Quote every line of the data below as it stands, omitting pictures.
┌──
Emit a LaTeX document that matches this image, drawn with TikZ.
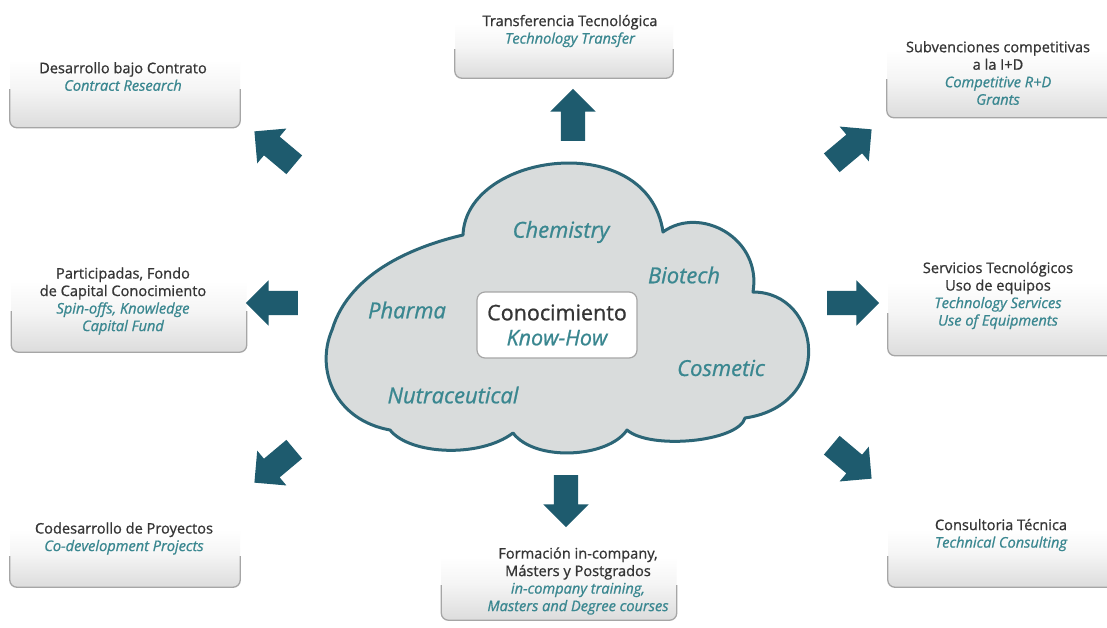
\documentclass[tikz,border=0pt]{standalone}
\usepackage{fontspec}
\setmainfont{Open Sans}[UprightFeatures={FakeBold=0.9}, ItalicFeatures={FakeBold=0.9}]
\usetikzlibrary{shapes.arrows}
\definecolor{arrowteal}{HTML}{1E5B6E}
\definecolor{textteal}{HTML}{3A8790}
\definecolor{cloudedge}{HTML}{2C6677}
\definecolor{cloudfill}{HTML}{D9DCDC}
\definecolor{darktext}{HTML}{353535}
\pgfdeclareverticalshading{boxshade}{100bp}{color(0bp)=(black!30); color(20bp)=(black!16); color(45bp)=(black!4); color(60bp)=(white); color(100bp)=(white)}
\newcommand{\engl}[1]{{\color{textteal}\itshape #1}}
\tikzset{
  box/.style={rectangle, rounded corners=7pt, shading=boxshade, draw=none},
  boxedge/.style={draw=black!35, line width=1.3pt, rounded corners=7pt},
  lbl/.style={align=center, font=\fontsize{14.6}{17.5}\selectfont, text=darktext, inner sep=0pt},
  cl/.style={font=\fontsize{22}{26}\selectfont\itshape, text=textteal, inner sep=0pt},
  blockarrow/.style={shape=single arrow, fill=arrowteal, draw=none, inner xsep=0pt, inner ysep=12pt,
     single arrow head extend=10.5pt, single arrow tip angle=90, minimum height=52pt},
}
\begin{document}
\begin{tikzpicture}[x=1pt,y=-1pt]
\useasboundingbox (0,0) rectangle (1107,627);
\fill[white] (0,0) rectangle (1107,627);
% boxes
\node[box, minimum width=230pt, minimum height=97pt] (btl) at (125,79) {};
\node[box, minimum width=218pt, minimum height=78pt] (btc) at (564,39) {};
\node[box, minimum width=230pt, minimum height=97pt] (btr) at (1002,69) {};
\node[box, minimum width=235pt, minimum height=102pt] (bml) at (129,301) {};
\node[box, minimum width=230pt, minimum height=105pt] (bmr) at (1003,303) {};
\node[box, minimum width=230pt, minimum height=82pt] (bbl) at (125,546) {};
\node[box, minimum width=235pt, minimum height=90pt] (bbc) at (559,575) {};
\node[box, minimum width=230pt, minimum height=82pt] (bbr) at (1003,546) {};
\foreach \b in {btl,btc,btr,bml,bmr,bbl,bbc,bbr}{
  \draw[boxedge] ([yshift=-10pt]\b.west) -- (\b.south west) -- (\b.south east) -- ([yshift=-10pt]\b.east);
}
% box texts
\node[lbl] (ttl) at (123,76.5) {Desarrollo bajo Contrato\\\engl{Contract Research}};
\node[lbl] (ttc) at (570,31) {Transferencia Tecnológica\\\engl{Technology Transfer}};
\node[lbl] (ttr) at (998,73) {Subvenciones competitivas\\a la I+D\\\engl{Competitive R+D}\\\engl{Grants}};
\node[lbl] (tml) at (123,301) {Participadas, Fondo\\de Capital Conocimiento\\\engl{Spin-offs, Knowledge}\\\engl{Capital Fund}};
\node[lbl] (tmr) at (998,295.5) {Servicios Tecnológicos\\Uso de equipos\\\engl{Technology Services}\\\engl{Use of Equipments}};
\node[lbl] (tbl) at (124,538.5) {Codesarrollo de Proyectos\\\engl{Co-development Projects}};
\node[lbl] (tbc) at (578,581) {Formación in-company,\\Másters y Postgrados\\\engl{in-company training,}\\\engl{Masters and Degree courses}};
\node[lbl] (tbr) at (1001,535) {Consultoria Técnica\\\engl{Technical Consulting}};
% cloud
\draw[draw=cloudedge, fill=cloudfill, line width=3pt, line join=round]
  (463,235) .. controls (466,152) and (648,128) .. (663,232)
  .. controls (700,205) and (762,238) .. (753,292)
  .. controls (822,292) and (835,405) .. (745,418)
  .. controls (738,442) and (650,450) .. (627,430)
  .. controls (608,458) and (535,462) .. (513,433)
  .. controls (480,458) and (410,455) .. (390,430)
  .. controls (335,420) and (315,370) .. (332,330)
  .. controls (350,270) and (420,245) .. (463,235) -- cycle;
\node[cl] (chem) at (561,232) {Chemistry};
\node[cl] (bio) at (684,275) {Biotech};
\node[cl] (pha) at (407,310) {Pharma};
\node[cl] (cos) at (721,368) {Cosmetic};
\node[cl] (nut) at (453,395) {Nutraceutical};
\node[draw=black!35, fill=white, rounded corners=8pt, line width=1.2pt, minimum width=160pt, minimum height=66pt,
      align=center, font=\fontsize{21.5}{25}\selectfont, text=darktext] (core) at (557,325) {Conocimiento\\\engl{Know-How}};
% arrows
\node[blockarrow, rotate=90] (an) at (573,121) {};
\node[blockarrow, rotate=140] (anw) at (279,152) {};
\node[blockarrow, rotate=40] (ane) at (847,150) {};
\node[blockarrow, rotate=180] (aw) at (278,303) {};
\node[blockarrow, rotate=0] (ae) at (847,303) {};
\node[blockarrow, rotate=220] (asw) at (279,462) {};
\node[blockarrow, rotate=270] (as) at (566,495) {};
\node[blockarrow, rotate=-40] (ase) at (847,458) {};
\end{tikzpicture}
\end{document}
└──
Task result -
Emit a LaTeX document that matches this image, drawn with TikZ.
\documentclass[tikz,border=0pt]{standalone}
\usepackage{fontspec}
\setmainfont{Open Sans}[UprightFeatures={FakeBold=0.9}, ItalicFeatures={FakeBold=0.9}]
\usetikzlibrary{shapes.arrows}
\definecolor{arrowteal}{HTML}{1E5B6E}
\definecolor{textteal}{HTML}{3A8790}
\definecolor{cloudedge}{HTML}{2C6677}
\definecolor{cloudfill}{HTML}{D9DCDC}
\definecolor{darktext}{HTML}{353535}
\pgfdeclareverticalshading{boxshade}{100bp}{color(0bp)=(black!30); color(20bp)=(black!16); color(45bp)=(black!4); color(60bp)=(white); color(100bp)=(white)}
\newcommand{\engl}[1]{{\color{textteal}\itshape #1}}
\tikzset{
  box/.style={rectangle, rounded corners=7pt, shading=boxshade, draw=none},
  boxedge/.style={draw=black!35, line width=1.3pt, rounded corners=7pt},
  lbl/.style={align=center, font=\fontsize{14.6}{17.5}\selectfont, text=darktext, inner sep=0pt},
  cl/.style={font=\fontsize{22}{26}\selectfont\itshape, text=textteal, inner sep=0pt},
  blockarrow/.style={shape=single arrow, fill=arrowteal, draw=none, inner xsep=0pt, inner ysep=12pt,
     single arrow head extend=10.5pt, single arrow tip angle=90, minimum height=52pt},
}
\begin{document}
\begin{tikzpicture}[x=1pt,y=-1pt]
\useasboundingbox (0,0) rectangle (1107,627);
\fill[white] (0,0) rectangle (1107,627);
% boxes
\node[box, minimum width=230pt, minimum height=97pt] (btl) at (125,79) {};
\node[box, minimum width=218pt, minimum height=78pt] (btc) at (564,39) {};
\node[box, minimum width=230pt, minimum height=97pt] (btr) at (1002,69) {};
\node[box, minimum width=235pt, minimum height=102pt] (bml) at (129,301) {};
\node[box, minimum width=230pt, minimum height=105pt] (bmr) at (1003,303) {};
\node[box, minimum width=230pt, minimum height=82pt] (bbl) at (125,546) {};
\node[box, minimum width=235pt, minimum height=90pt] (bbc) at (559,575) {};
\node[box, minimum width=230pt, minimum height=82pt] (bbr) at (1003,546) {};
\foreach \b in {btl,btc,btr,bml,bmr,bbl,bbc,bbr}{
  \draw[boxedge] ([yshift=-10pt]\b.west) -- (\b.south west) -- (\b.south east) -- ([yshift=-10pt]\b.east);
}
% box texts
\node[lbl] (ttl) at (123,76.5) {Desarrollo bajo Contrato\\\engl{Contract Research}};
\node[lbl] (ttc) at (570,31) {Transferencia Tecnológica\\\engl{Technology Transfer}};
\node[lbl] (ttr) at (998,73) {Subvenciones competitivas\\a la I+D\\\engl{Competitive R+D}\\\engl{Grants}};
\node[lbl] (tml) at (123,301) {Participadas, Fondo\\de Capital Conocimiento\\\engl{Spin-offs, Knowledge}\\\engl{Capital Fund}};
\node[lbl] (tmr) at (998,295.5) {Servicios Tecnológicos\\Uso de equipos\\\engl{Technology Services}\\\engl{Use of Equipments}};
\node[lbl] (tbl) at (124,538.5) {Codesarrollo de Proyectos\\\engl{Co-development Projects}};
\node[lbl] (tbc) at (578,581) {Formación in-company,\\Másters y Postgrados\\\engl{in-company training,}\\\engl{Masters and Degree courses}};
\node[lbl] (tbr) at (1001,535) {Consultoria Técnica\\\engl{Technical Consulting}};
% cloud
\draw[draw=cloudedge, fill=cloudfill, line width=3pt, line join=round]
  (463,235) .. controls (466,152) and (648,128) .. (663,232)
  .. controls (700,205) and (762,238) .. (753,292)
  .. controls (822,292) and (835,405) .. (745,418)
  .. controls (738,442) and (650,450) .. (627,430)
  .. controls (608,458) and (535,462) .. (513,433)
  .. controls (480,458) and (410,455) .. (390,430)
  .. controls (335,420) and (315,370) .. (332,330)
  .. controls (350,270) and (420,245) .. (463,235) -- cycle;
\node[cl] (chem) at (561,232) {Chemistry};
\node[cl] (bio) at (684,275) {Biotech};
\node[cl] (pha) at (407,310) {Pharma};
\node[cl] (cos) at (721,368) {Cosmetic};
\node[cl] (nut) at (453,395) {Nutraceutical};
\node[draw=black!35, fill=white, rounded corners=8pt, line width=1.2pt, minimum width=160pt, minimum height=66pt,
      align=center, font=\fontsize{21.5}{25}\selectfont, text=darktext] (core) at (557,325) {Conocimiento\\\engl{Know-How}};
% arrows
\node[blockarrow, rotate=90] (an) at (573,121) {};
\node[blockarrow, rotate=140] (anw) at (279,152) {};
\node[blockarrow, rotate=40] (ane) at (847,150) {};
\node[blockarrow, rotate=180] (aw) at (278,303) {};
\node[blockarrow, rotate=0] (ae) at (847,303) {};
\node[blockarrow, rotate=220] (asw) at (279,462) {};
\node[blockarrow, rotate=270] (as) at (566,495) {};
\node[blockarrow, rotate=-40] (ase) at (847,458) {};
\end{tikzpicture}
\end{document}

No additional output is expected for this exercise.